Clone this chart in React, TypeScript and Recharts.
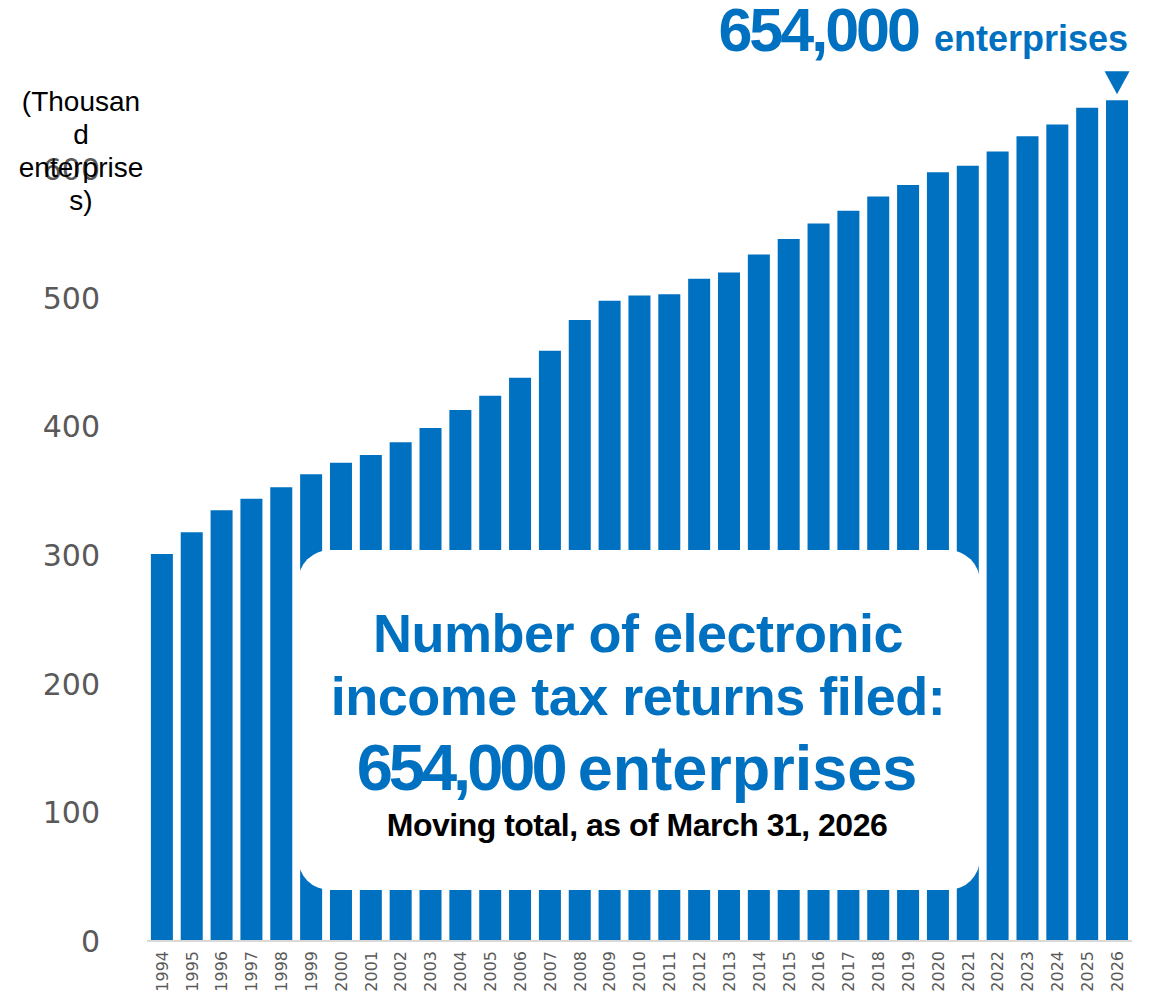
import React from 'react';
import { BarChart, Bar, XAxis, YAxis, LabelList } from 'recharts';

const years = [
  '1994', '1995', '1996', '1997', '1998', '1999', '2000', '2001', '2002', '2003', '2004',
  '2005', '2006', '2007', '2008', '2009', '2010', '2011', '2012', '2013', '2014', '2015',
  '2016', '2017', '2018', '2019', '2020', '2021', '2022', '2023', '2024', '2025', '2026',
];
const values = [
  301, 318, 335, 344, 353, 363, 372, 378, 388, 399, 413,
  424, 438, 459, 483, 498, 502, 503, 515, 520, 534, 546,
  558, 568, 579, 588, 598, 603, 614, 626, 635, 648, 654,
];
const yTicks = [0, 100, 200, 300, 400, 500, 600];
const yLabelLines = ['(Thousan', 'd', 'enterprise', 's)'];
const boxLines = ['Number of electronic', 'income tax returns filed:'];
const boxTotal = '654,000';
const boxUnit = 'enterprises';
const boxNote = 'Moving total, as of March 31, 2026';

const data = years.map((year, i) => ({ year, value: values[i] }));

const BLUE = '#0070C0';
const ARIAL = '"Liberation Sans", Arial, sans-serif';
const TICKFONT = '"DejaVu Sans", Verdana, sans-serif';

const XTick = (props: any) => {
  const { x, y, payload } = props;
  return (
    <text
      transform={`translate(${x},${y + 2}) rotate(-90)`}
      textAnchor="end"
      dy="0.36em"
      fill="#595959"
      fontSize={16}
      fontFamily={TICKFONT}
    >
      {payload.value}
    </text>
  );
};

const TopMarker = (props: any) => {
  const { x, y, width, index, value } = props;
  if (index !== values.length - 1) return null;
  const cx = x + width / 2;
  const label = (value * 1000).toLocaleString('en-US');
  return (
    <g>
      <polygon points={`${cx - 12.5},${y - 29} ${cx + 12.5},${y - 29} ${cx},${y - 6}`} fill={BLUE} />
      <text x={x + width} y={y - 49} textAnchor="end" fill={BLUE} fontFamily={ARIAL} fontWeight="bold">
        <tspan fontSize={61} letterSpacing={-3}>{label}</tspan>
        <tspan fontSize={36} dx={16}>enterprises</tspan>
      </text>
    </g>
  );
};

export default function App() {
  return (
    <div style={{ position: 'absolute', left: 0, top: 0, width: 1160, height: 994, background: '#fff' }}>
      <BarChart
        width={1160}
        height={994}
        data={data}
        margin={{ top: 41, right: 28, bottom: 0, left: 0 }}
        barCategoryGap="13%"
      >
        <XAxis
          dataKey="year"
          interval={0}
          height={53}
          tickLine={false}
          axisLine={{ stroke: '#d9d9d9', strokeWidth: 2 }}
          tick={<XTick />}
        />
        <YAxis
          domain={[0, 700]}
          ticks={yTicks}
          width={147}
          axisLine={false}
          tickLine={false}
          tickMargin={41}
          tick={{ fill: '#595959', fontSize: 30, fontFamily: TICKFONT }}
        />
        <Bar dataKey="value" fill={BLUE} isAnimationActive={false}>
          <LabelList dataKey="value" content={<TopMarker />} />
        </Bar>
      </BarChart>
      <svg
        width={1160}
        height={994}
        style={{ position: 'absolute', left: 0, top: 0, pointerEvents: 'none' }}
      >
        <g fontFamily={ARIAL} fontSize={28} fill="#000" textAnchor="middle">
          {yLabelLines.map((t, i) => (
            <text key={i} x={81} y={111 + i * 33}>{t}</text>
          ))}
        </g>
        <rect x={298} y={550} width={682} height={340} rx={32} ry={32} fill="#fff" />
        <g fontFamily={ARIAL} fontWeight="bold" textAnchor="middle">
          {boxLines.map((t, i) => (
            <text key={i} x={638} y={652 + i * 63} fill={BLUE} fontSize={54} letterSpacing={-0.5}>{t}</text>
          ))}
          <text x={637} y={790} fill={BLUE}>
            <tspan fontSize={65} letterSpacing={-4}>{boxTotal}</tspan>
            <tspan fontSize={63} dx={14}>{boxUnit}</tspan>
          </text>
          <text x={637} y={836} fill="#000" fontSize={32} letterSpacing={-0.5}>{boxNote}</text>
        </g>
      </svg>
    </div>
  );
}
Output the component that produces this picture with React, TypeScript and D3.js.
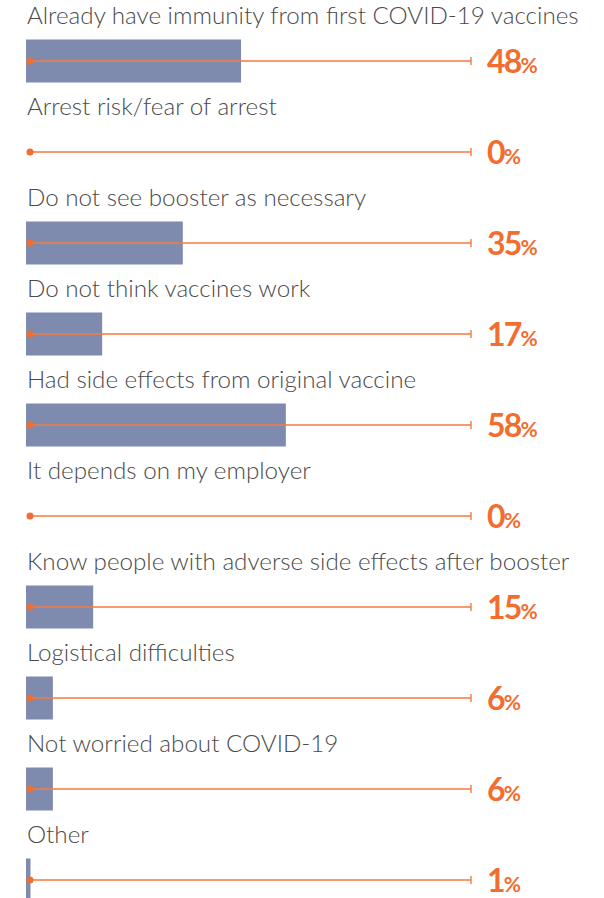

## What the task requires:
From the entries above, copy each line holding "React".

## Exercise answer:
Clone this chart in React, TypeScript and Recharts.
import React from 'react';
Output the component that produces this picture with React, TypeScript and D3.js.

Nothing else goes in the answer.